[BEGIN MATERIAL]
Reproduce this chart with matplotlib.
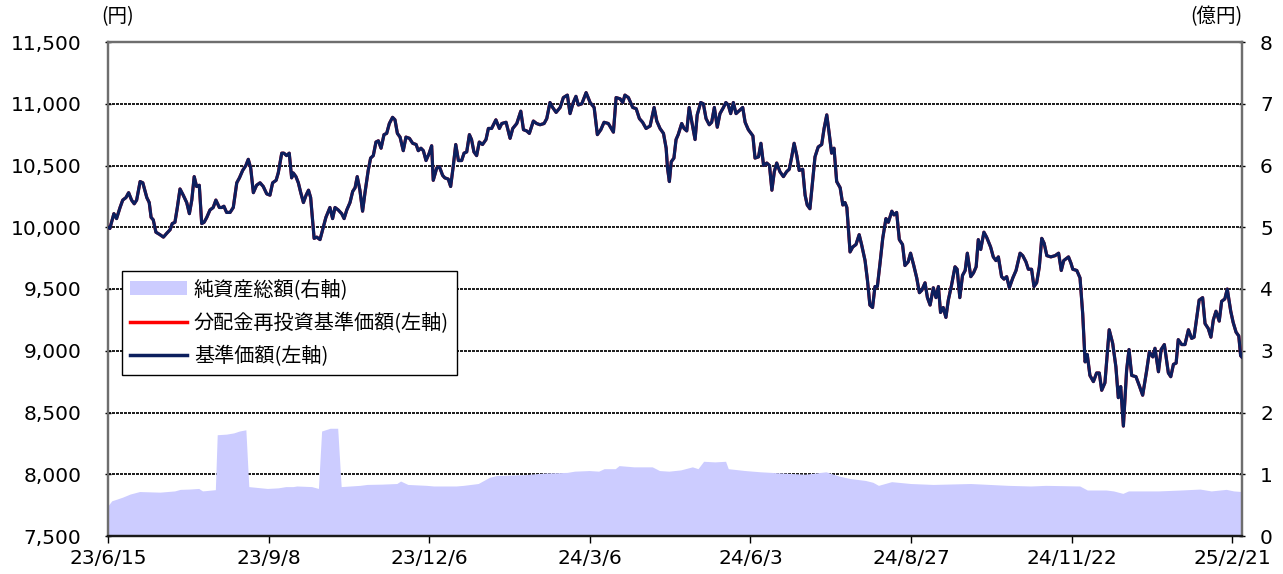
import matplotlib
matplotlib.use("Agg")
import matplotlib.pyplot as plt
from matplotlib.patches import Patch
from matplotlib.lines import Line2D

plt.rcParams['font.family'] = ['DejaVu Sans', 'Noto Sans CJK JP']

# ---------------- data ----------------
# x = trading-day offset from 2023/6/15, y = 基準価額 (円)
nav_readings = [
    (0.0,10000),(0.7,9990),(2.2,10110),(3.2,10070),(4.5,10160),(5.5,10220),(6.7,10240),(7.7,10280),(8.8,10220),(9.8,10190),
    (10.7,10220),(12.0,10370),(13.0,10360),(14.5,10240),(15.4,10200),(16.1,10080),(16.9,10060),(17.9,9960),(19.4,9940),(20.7,9920),
    (21.9,9950),(23.2,9980),(24.0,10030),(25.0,10040),(25.9,10160),(26.9,10310),(28.1,10260),(29.4,10200),(30.4,10110),(31.3,10220),
    (32.2,10410),(33.1,10330),(34.1,10340),(35.0,10030),(35.9,10040),(36.9,10080),(38.1,10140),(39.3,10160),(40.3,10220),(41.6,10160),
    (42.5,10160),(43.3,10170),(44.3,10120),(45.6,10120),(46.8,10160),(48.1,10360),(49.1,10400),(50.3,10460),(51.5,10500),(52.4,10550),
    (53.3,10480),(54.3,10280),(55.5,10340),(56.8,10360),(58.0,10330),(59.3,10270),(60.5,10260),(61.5,10360),(62.8,10380),(63.6,10440),
    (64.9,10600),(65.7,10600),(66.7,10580),(67.7,10600),(68.6,10400),(69.2,10440),(70.2,10410),(71.1,10360),(72.0,10280),(73.0,10200),
    (74.0,10260),(74.9,10300),(75.7,10240),(77.0,9910),(78.0,9920),(79.2,9900),(80.4,10000),(81.4,10080),(82.9,10160),(83.9,10070),
    (84.8,10160),(86.0,10140),(87.3,10110),(88.2,10070),(89.2,10140),(90.4,10200),(91.4,10290),(92.3,10320),(93.1,10410),(94.1,10300),
    (95.1,10130),(96.0,10280),(97.2,10460),(98.1,10560),(99.1,10580),(100.1,10690),(101.0,10700),(102.0,10640),(103.1,10750),(104.1,10760),
    (105.1,10840),(106.3,10890),(107.2,10870),(108.1,10760),(109.1,10730),(110.3,10620),(111.3,10730),(112.6,10720),(113.8,10680),(115.1,10670),
    (115.9,10620),(116.9,10640),(117.8,10620),(118.8,10540),(120.0,10600),(120.9,10660),(121.5,10380),(122.8,10480),(123.8,10490),(125.0,10420),
    (125.8,10400),(127.1,10390),(128.0,10330),(129.0,10500),(129.9,10670),(130.9,10540),(132.1,10540),(133.0,10600),(134.0,10610),(135.0,10750),
    (135.8,10710),(136.7,10610),(137.7,10580),(138.7,10690),(139.9,10670),(141.2,10710),(142.1,10800),(143.3,10800),(144.9,10870),(146.2,10800),
    (147.1,10840),(148.7,10850),(150.2,10720),(151.2,10800),(152.7,10840),(154.2,10940),(155.2,10790),(156.4,10780),(157.4,10760),(158.9,10860),
    (160.1,10840),(161.4,10830),(162.9,10840),(163.9,10880),(165.1,11010),(166.1,10970),(167.4,10930),(168.9,10970),(170.1,11050),(171.6,11070),
    (172.6,10920),(173.8,11010),(174.8,11060),(175.7,10990),(177.0,11000),(178.6,11090),(180.1,11010),(181.6,10970),(182.8,10750),(184.1,10790),
    (185.3,10850),(186.9,10840),(188.8,10770),(189.8,11050),(191.3,11040),(192.3,11010),(193.1,11070),(194.4,11050),(196.0,10970),(197.3,10960),
    (198.5,10880),(199.7,10850),(201.0,10800),(202.5,10820),(204.0,10970),(205.0,10860),(206.2,10800),(207.5,10760),(208.5,10640),(209.0,10480),
    (209.7,10370),(210.4,10530),(211.4,10560),(212.2,10710),(213.0,10750),(214.3,10840),(215.2,10800),(216.2,10780),(217.1,10970),(218.3,10830),
    (219.3,10710),(220.1,10910),(221.4,11010),(222.4,11000),(223.4,10880),(224.6,10830),(225.5,10850),(226.5,10970),(227.6,10810),(228.6,10920),
    (229.9,10970),(230.8,11010),(231.7,10990),(232.6,10920),(233.6,11010),(234.6,10920),(236.1,10950),(237.1,10970),(238.0,10850),(239.2,10790),
    (240.9,10740),(241.7,10560),(243.0,10570),(243.9,10680),(244.9,10500),(246.1,10520),(247.1,10500),(248.0,10300),(248.9,10450),(249.8,10520),
    (251.0,10450),(252.3,10410),(253.5,10450),(254.5,10470),(255.4,10570),(256.3,10680),(257.3,10580),(258.2,10460),(259.5,10470),(260.4,10260),
    (261.2,10180),(262.2,10150),(263.2,10370),(264.1,10570),(265.3,10650),(266.6,10670),(267.5,10800),(268.5,10910),(269.4,10760),(270.3,10600),
    (271.2,10640),(272.2,10370),(273.5,10320),(274.5,10180),(275.3,10200),(276.0,10160),(277.2,9800),(278.2,9840),(279.4,9860),(280.6,9940),
    (281.5,9860),(282.8,9730),(283.7,9570),(284.6,9370),(285.6,9350),(286.5,9520),(287.4,9520),(288.4,9710),(289.4,9910),(290.6,10070),
    (291.5,10040),(292.8,10130),(293.6,10100),(294.6,10120),(295.6,9900),(296.8,9860),(297.7,9690),(298.9,9720),(299.8,9790),(301.0,9690),
    (302.1,9590),(303.1,9470),(304.0,9490),(305.2,9550),(306.1,9430),(307.1,9370),(308.3,9510),(309.3,9430),(310.2,9520),(311.0,9310),
    (312.0,9350),(313.0,9270),(313.9,9410),(315.1,9530),(316.4,9680),(317.2,9660),(318.2,9430),(319.2,9610),(320.2,9650),(321.0,9790),
    (322.3,9600),(323.3,9630),(324.3,9680),(325.1,9900),(326.0,9820),(327.2,9960),(328.2,9920),(329.7,9840),(330.7,9760),(331.7,9730),
    (332.6,9760),(333.8,9600),(334.7,9580),(335.7,9600),(336.7,9510),(338.0,9590),(339.2,9650),(340.7,9790),(341.7,9770),(342.9,9720),
    (343.8,9660),(345.0,9660),(345.9,9520),(346.9,9550),(347.9,9680),(348.8,9910),(349.7,9870),(350.7,9770),(352.2,9760),(353.8,9770),
    (355.1,9790),(356.1,9650),(357.0,9730),(358.8,9760),(359.7,9710),(360.4,9660),(361.9,9650),(363.1,9590),(364.1,9300),(365.0,8910),
    (365.8,8970),(366.8,8800),(368.1,8750),(369.3,8820),(370.3,8820),(371.2,8680),(372.4,8740),(374.0,9170),(375.3,9060),(376.5,8870),
    (377.4,8620),(378.3,8710),(379.3,8390),(380.5,8840),(381.4,9010),(382.4,8800),(384.0,8790),(385.2,8720),(386.5,8640),(388.0,8840),
    (389.0,8990),(390.3,8950),(391.1,9020),(392.4,8830),(393.4,9010),(394.6,9050),(396.1,8820),(397.0,8790),(398.0,8890),(399.0,8900),
    (399.8,9090),(401.1,9050),(402.3,9050),(403.6,9170),(404.8,9100),(405.7,9110),(406.7,9270),(407.6,9410),(408.9,9430),(409.8,9220),
    (411.0,9180),(412.0,9110),(412.9,9250),(413.9,9320),(415.1,9240),(416.0,9400),(417.2,9420),(418.1,9500),(419.4,9320),(420.3,9230),
    (421.4,9150),(422.4,9120),(423.1,8960),(423.5,8950),
]
nav_day = [d for d, v in nav_readings]
nav_value = [v for d, v in nav_readings]
# 分配金再投資基準価額: no distributions -> same as 基準価額
reinvest_value = list(nav_value)

# 純資産総額 (億円)
aum_readings = [
    (0,0.49),(1.4,0.57),(3.5,0.60),(5.5,0.63),(8.3,0.68),(11.8,0.72),(19.4,0.71),(24.9,0.73),(27,0.755),(30.4,0.76),
    (33.9,0.77),(35.3,0.73),(40.1,0.75),(40.8,1.64),(44.3,1.65),(47,1.67),(49.1,1.70),(51.5,1.72),(52.6,0.80),(59.5,0.77),
    (63.6,0.78),(66.4,0.80),(69.2,0.80),(70.5,0.81),(76.1,0.80),(78.6,0.77),(79.8,1.70),(83,1.745),(85.8,1.745),(87.1,0.80),
    (94.1,0.82),(96.8,0.835),(102.4,0.84),(107.9,0.85),(109.3,0.89),(112,0.835),(119,0.82),(121.7,0.81),(130,0.81),(132.8,0.82),
    (138.3,0.85),(142.5,0.95),(145.2,0.98),(156.3,0.995),(163.2,1.02),(171.5,1.03),(174.3,1.05),(179.8,1.06),(183.3,1.05),(185.3,1.09),
    (189.5,1.09),(190.9,1.14),(196.4,1.12),(203.3,1.12),(206,1.06),(209.5,1.05),(213.9,1.07),(218.3,1.12),(220.4,1.09),(222.5,1.21),
    (226.7,1.20),(230.7,1.21),(231.7,1.09),(238,1.06),(243.6,1.04),(252,1.02),(260.4,1.0),(268.2,1.04),(273.1,0.97),(277.3,0.93),
    (282.9,0.90),(285.7,0.87),(287.8,0.82),(292.7,0.88),(299.8,0.85),(308.2,0.835),(322.2,0.85),(336.3,0.82),(344.7,0.81),(350.3,0.82),
    (363,0.81),(365.8,0.745),(372.8,0.745),(375.6,0.73),(379.1,0.69),(381.2,0.73),(392.4,0.73),(400.8,0.745),(407.9,0.76),(412.1,0.73),
    (417.7,0.755),(420.5,0.73),(423.5,0.72),
]
aum_day = [d for d, v in aum_readings]
aum_value = [v for d, v in aum_readings]

tick_days = [0, 60, 120, 180, 240, 300, 360, 420]
tick_labels = ['23/6/15', '23/9/8', '23/12/6', '24/3/6', '24/6/3', '24/8/27', '24/11/22', '25/2/21']
left_ticks = [7500, 8000, 8500, 9000, 9500, 10000, 10500, 11000, 11500]
right_ticks = [0, 1, 2, 3, 4, 5, 6, 7, 8]
legend_labels = ['純資産総額(右軸)', '分配金再投資基準価額(左軸)', '基準価額(左軸)']

# ---------------- figure ----------------
W, H = 1283, 574
fig = plt.figure(figsize=(W / 100, H / 100), dpi=100)
L, R, T, B = 108, 1242, 42, 536
ax = fig.add_axes([L / W, 1 - B / H, (R - L) / W, (B - T) / H])
ax2 = ax.twinx()
ax.set_zorder(ax2.get_zorder() + 1)
ax.patch.set_visible(False)

AREA = '#ccccff'
NAVY = '#0c1f5e'
FS = 14.5
jp = {'family': ['Noto Sans CJK JP', 'DejaVu Sans']}

# horizontal gridlines (behind the area), area on the right axis
for t in right_ticks[1:-1]:
    ax2.axhline(t, color='#222222', linestyle=(0, (1.5, 1.0)), linewidth=1.1,
                antialiased=False, zorder=1)
ax2.fill_between(aum_day, aum_value, 0, color=AREA, linewidth=0, zorder=2)
ax2.set_ylim(0, 8)
ax2.set_yticks(right_ticks)

# lines on left axis
ax.plot(nav_day, reinvest_value, color='red', linewidth=2.2, zorder=3)
ax.plot(nav_day, nav_value, color=NAVY, linewidth=2.3, zorder=4)
ax.set_ylim(7500, 11500)
ax.set_yticks(left_ticks)
ax.set_yticklabels([f'{v:,}' for v in left_ticks])
ax.set_xlim(0, (R - L) / 2.677)
ax.set_xticks(tick_days)
ax.set_xticklabels(tick_labels)

ax.tick_params(axis='y', direction='inout', length=4, pad=17, labelsize=FS, width=1)
ax.tick_params(axis='x', direction='out', length=5, pad=4.5, labelsize=FS, width=1)
ax2.tick_params(axis='y', direction='inout', length=4, pad=11, labelsize=FS, width=1)

for a in (ax, ax2):
    for s in a.spines.values():
        s.set_color('#6e6e6e')
        s.set_linewidth(1.6)
    a.spines['bottom'].set_color('#1a1a1a')

fig.text(118 / W, 1 - 17 / H, '(円)', ha='center', va='center', fontsize=14, **jp)
fig.text(1216 / W, 1 - 17 / H, '(億円)', ha='center', va='center', fontsize=14, **jp)

handles = [Patch(facecolor=AREA, edgecolor='none'),
           Line2D([], [], color='red', linewidth=2.5),
           Line2D([], [], color=NAVY, linewidth=2.5)]
leg = ax.legend(handles, legend_labels, loc='upper left',
                bbox_to_anchor=((122 - L) / (R - L), (B - 271) / (B - T)),
                borderaxespad=0, frameon=True, fancybox=False, framealpha=1,
                edgecolor='black', prop={'family': ['Noto Sans CJK JP', 'DejaVu Sans'], 'size': FS},
                handlelength=2.8, handletextpad=0.35, labelspacing=0.6, borderpad=0.42)
leg.get_frame().set_linewidth(1.0)

fig.savefig('out.png', dpi=100)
[END MATERIAL]
WHAT THIS TASK INVOLVES: With all pictures left out, please transcribe exactly the lines from the start of the material through the line with "plt.rcParams['font.family'] = ['DejaVu".

THE RESPONSE:
Reproduce this chart with matplotlib.
import matplotlib
matplotlib.use("Agg")
import matplotlib.pyplot as plt
from matplotlib.patches import Patch
from matplotlib.lines import Line2D

plt.rcParams['font.family'] = ['DejaVu Sans', 'Noto Sans CJK JP']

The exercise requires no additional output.